The Honor of One is the Honor of All

 

 


I have put the best photo, I have of her, on my screen saver.  I see it when I get up during the night.  I see her when I first it down to the computer.   I see her face before I go to bed.  I have a sense of needing to have a dream of her…a good dream…where she comes to me and says she is sorry for all the thigs she did that added drama and chaos to our lives.  Not actually saying the words, just through actions.  I always said to all the kids, “Show me you are sorry, don’t tell me you are sorry!”  Yes, I am in the stage of waiting for some kind of affirmation. 

 As a mother, I ha all the power over my kids…well, “power” is not a good word…authority?...  “Responsibility!”  There, that word.  I had a responsibility to my seven children.  My “Things to Do” as mother were to teach and model love, forgiveness, and peace, first of all. Check!   Then there was to take care of shelter and basic needs.  Check!  I modeled emotions and helped them express theirs.  Most of the time…check!  I taught them that negative emotions were gifts as well, and typically modelled the expression of such.  Check!  I needed to help them be independent.  Check!  I nurtured them and their interests as best I could as a University student and as a working single parent mom.  Check! 5/7 got it  and live successful service-oriented lives.  The kids managed to survive in spite of me.  Check!

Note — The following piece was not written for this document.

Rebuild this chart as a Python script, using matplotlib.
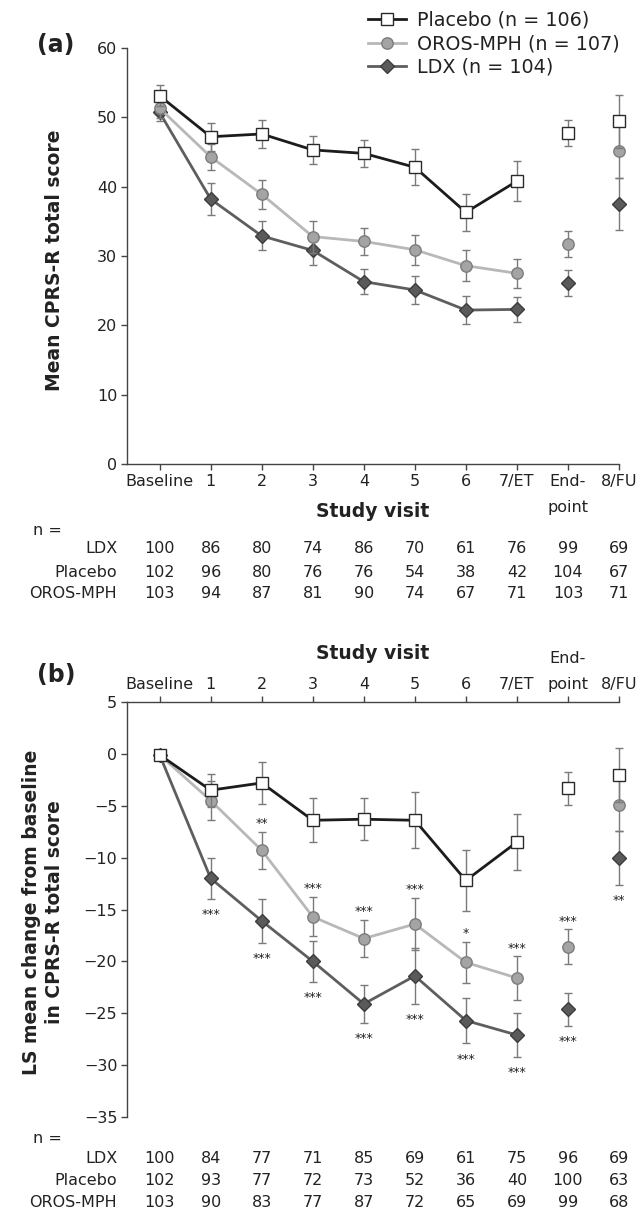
import matplotlib
matplotlib.use("Agg")
import matplotlib.pyplot as plt
import numpy as np

plt.rcParams['font.family'] = ['DejaVu Sans']

# --------- DATA ---------
visits = ['Baseline', '1', '2', '3', '4', '5', '6', '7/ET', 'End-\npoint', '8/FU']

# panel (a): mean CPRS-R total score
placebo_a = [53.1, 47.2, 47.6, 45.3, 44.8, 42.8, 36.3, 40.8, 47.7, 49.4]
placebo_a_err = [1.5, 2.0, 2.0, 2.0, 2.0, 2.6, 2.7, 2.9, 1.9, 3.8]
oros_a = [51.3, 44.3, 38.9, 32.8, 32.1, 30.9, 28.6, 27.5, 31.7, 45.1]
oros_a_err = [1.4, 1.9, 2.1, 2.3, 1.9, 2.2, 2.2, 2.1, 1.9, 3.8]
ldx_a = [50.7, 38.2, 32.9, 30.8, 26.3, 25.1, 22.2, 22.3, 26.1, 37.5]
ldx_a_err = [1.2, 2.3, 2.1, 2.1, 1.8, 2.0, 2.0, 1.8, 1.9, 3.8]

# panel (b): LS mean change from baseline
placebo_b = [-0.1, -3.5, -2.8, -6.4, -6.3, -6.4, -12.2, -8.5, -3.3, -2.0]
placebo_b_err = [0, 1.6, 2.0, 2.1, 2.0, 2.7, 2.9, 2.7, 1.6, 2.6]
oros_b = [-0.1, -4.5, -9.3, -15.7, -17.8, -16.4, -20.1, -21.6, -18.6, -4.9]
oros_b_err = [0, 1.9, 1.8, 1.9, 1.8, 2.5, 2.0, 2.1, 1.7, 2.5]
ldx_b = [-0.1, -12.0, -16.1, -20.0, -24.1, -21.4, -25.7, -27.1, -24.6, -10.0]
ldx_b_err = [0, 2.0, 2.1, 2.0, 1.8, 2.7, 2.2, 2.1, 1.6, 2.6]

oros_sig = ['', '', '**', '***', '***', '***', '*', '***', '***', '']
ldx_sig = ['', '***', '***', '***', '***', '***', '***', '***', '***', '**']

# n per visit
n_a_ldx = [100, 86, 80, 74, 86, 70, 61, 76, 99, 69]
n_a_pbo = [102, 96, 80, 76, 76, 54, 38, 42, 104, 67]
n_a_oros = [103, 94, 87, 81, 90, 74, 67, 71, 103, 71]
n_b_ldx = [100, 84, 77, 71, 85, 69, 61, 75, 96, 69]
n_b_pbo = [102, 93, 77, 72, 73, 52, 36, 40, 100, 63]
n_b_oros = [103, 90, 83, 77, 87, 72, 65, 69, 99, 68]

labels = ['Placebo (n = 106)', 'OROS-MPH (n = 107)', 'LDX (n = 104)']

# --------- STYLE ---------
TXT = '#222222'
AX = '#444444'
ERR = '#7a7a7a'
styles = {
    'ldx': dict(color='#5e5e5e', marker='D', ms=6.8, mfc='#5a5a5a', mec='#3c3c3c', lw=2.0),
    'oros': dict(color='#b8b8b8', marker='o', ms=8.2, mfc='#a4a4a4', mec='#7c7c7c', lw=2.0),
    'pbo': dict(color='#1c1c1c', marker='s', ms=8.0, mfc='white', mec='#2a2a2a', lw=2.0),
}
TICK_FS = 11.5
x = np.arange(len(visits))
n_line = 8  # baseline .. 7/ET are connected

fig = plt.figure(figsize=(6.44, 12.11), dpi=100)
W, H = 644, 1211


def px_axes(left, top, right, bottom):
    return fig.add_axes([left / W, 1 - bottom / H, (right - left) / W, (bottom - top) / H])


def draw_series(ax, vals, errs, key, z):
    st = styles[key]
    vals = np.array(vals)
    eb = ax.errorbar(x, vals, yerr=errs, fmt='none', ecolor=ERR, elinewidth=1.0,
                     capsize=3, capthick=1.0, zorder=z)
    for art in eb.lines[1] + eb.lines[2]:
        art.set_clip_on(False)
    line, = ax.plot(x[:n_line], vals[:n_line], color=st['color'], lw=st['lw'],
                    marker=st['marker'], ms=st['ms'], mfc=st['mfc'], mec=st['mec'],
                    mew=1.0, zorder=z + 1, clip_on=False)
    ax.plot(x[n_line:], vals[n_line:], ls='none', marker=st['marker'], ms=st['ms'],
            mfc=st['mfc'], mec=st['mec'], mew=1.0, zorder=z + 1, clip_on=False)
    return line


def style_axes(ax):
    ax.set_xlim(-0.64, 9)
    ax.set_xticks(x)
    ax.set_xticklabels(visits)
    ax.spines['right'].set_visible(False)
    for s in ax.spines.values():
        s.set_color(AX)
        s.set_linewidth(1.0)
    ax.tick_params(axis='both', direction='out', length=4.5, width=1.0, color=AX,
                   labelsize=TICK_FS, labelcolor=TXT)
    ax.tick_params(axis='x', pad=3)
    ax.tick_params(axis='y', pad=2.5)
    for lbl in ax.get_xticklabels():
        lbl.set_linespacing(1.9)


def n_table(ax, rows, y_n, ys):
    ax.text(-0.132, y_n, 'n =', transform=ax.transAxes, ha='right', va='center',
            fontsize=TICK_FS, color=TXT)
    trans = ax.get_xaxis_transform()
    for (name, vals), yy in zip(rows, ys):
        ax.text(-0.02, yy, name, transform=ax.transAxes, ha='right', va='center',
                fontsize=TICK_FS, color=TXT)
        for xi, v in zip(x, vals):
            ax.text(xi, yy, str(v), transform=trans, ha='center', va='center',
                    fontsize=TICK_FS, color=TXT)


# --------- PANEL (a) ---------
ax1 = px_axes(127, 48, 619, 464)
l_ldx = draw_series(ax1, ldx_a, ldx_a_err, 'ldx', 2)
l_oros = draw_series(ax1, oros_a, oros_a_err, 'oros', 4)
l_pbo = draw_series(ax1, placebo_a, placebo_a_err, 'pbo', 6)
ax1.set_ylim(0, 60)
ax1.set_yticks(np.arange(0, 61, 10))
ax1.spines['top'].set_visible(False)
style_axes(ax1)
ax1.text(0.5, -0.115, 'Study visit', transform=ax1.transAxes, ha='center', va='center',
         fontsize=13.5, fontweight='bold', color=TXT)
ax1.text(-0.148, 0.49, 'Mean CPRS-R total score', transform=ax1.transAxes, rotation=90,
         ha='center', va='center', fontsize=13.5, fontweight='bold', color=TXT)
fig.text(56 / W, 1 - 45 / H, '(a)', ha='center', va='center', fontsize=17,
         fontweight='bold', color=TXT)
n_table(ax1, [('LDX', n_a_ldx), ('Placebo', n_a_pbo), ('OROS-MPH', n_a_oros)],
        -0.159, [-0.204, -0.260, -0.3125])

fig.legend([l_pbo, l_oros, l_ldx], labels, loc='upper left',
           bbox_to_anchor=(368 / W, 1 - 11 / H), frameon=False, fontsize=13.8,
           handlelength=2.0, handletextpad=0.55, labelspacing=0.22, borderpad=0,
           borderaxespad=0, numpoints=1, labelcolor=TXT)

# --------- PANEL (b) ---------
ax2 = px_axes(127, 702, 619, 1117)
draw_series(ax2, ldx_b, ldx_b_err, 'ldx', 2)
draw_series(ax2, oros_b, oros_b_err, 'oros', 4)
draw_series(ax2, placebo_b, placebo_b_err, 'pbo', 6)
ax2.set_ylim(-35, 5)
ax2.set_yticks(np.arange(-35, 6, 5))
ax2.spines['bottom'].set_visible(False)
ax2.xaxis.tick_top()
style_axes(ax2)
ax2.text(0.5, 1.118, 'Study visit', transform=ax2.transAxes, ha='center', va='center',
         fontsize=13.5, fontweight='bold', color=TXT)
ax2.text(-0.17, 0.494, 'LS mean change from baseline\nin CPRS-R total score',
         transform=ax2.transAxes, rotation=90, ha='center', va='center',
         fontsize=13.5, fontweight='bold', color=TXT, linespacing=1.25)
fig.text(56 / W, 1 - 675 / H, '(b)', ha='center', va='center', fontsize=17,
         fontweight='bold', color=TXT)

# significance markers (glyph sits high in the em box, hence baseline shift)
gap = 1.15
for xi, v, e, s in zip(x, oros_b, oros_b_err, oros_sig):
    if s:
        ax2.text(xi, v + e + gap - 0.7, s, ha='center', va='baseline', fontsize=9,
                 color=TXT)
for xi, v, e, s in zip(x, ldx_b, ldx_b_err, ldx_sig):
    if s:
        ax2.text(xi, v - e - gap - 0.7, s, ha='center', va='baseline', fontsize=9,
                 color=TXT)

n_table(ax2, [('LDX', n_b_ldx), ('Placebo', n_b_pbo), ('OROS-MPH', n_b_oros)],
        -0.053, [-0.101, -0.152, -0.205])

fig.savefig('out.png', dpi=100, facecolor='white')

I fins I have gone through a transition this last two weeks.   I have stayed totally in touch with my feelings.  They have a name.  I have comforted myself in positive ways.  My way of comfort is to grab an art journal and art my heart out.  I have learned abut new kinds of forgiveness.  I have been mothering myself.  I admit my wrongs and focus on how I have learned and changed and I pity my girl.  She has missed decades of my new ways of mothering.  I a setting boundaries and refuse any more secret keeping, justifying, pardoning to keep peace, etc.  W all have choices.  Our family needs to reunite.  I will conduct myself in such a way that I might orchestrate this.  No mor tippy toing around for fear of starting chaos.  No one knows the whole stories.  It takes courage and tenacity.  I have that.  I am going to continue to embody the othering gifts I have developed without fear.  Our family can come together knowing there is unity and support, caring and love…and support without the fear of being left to be fringe people.  The honor of one is the honor of all.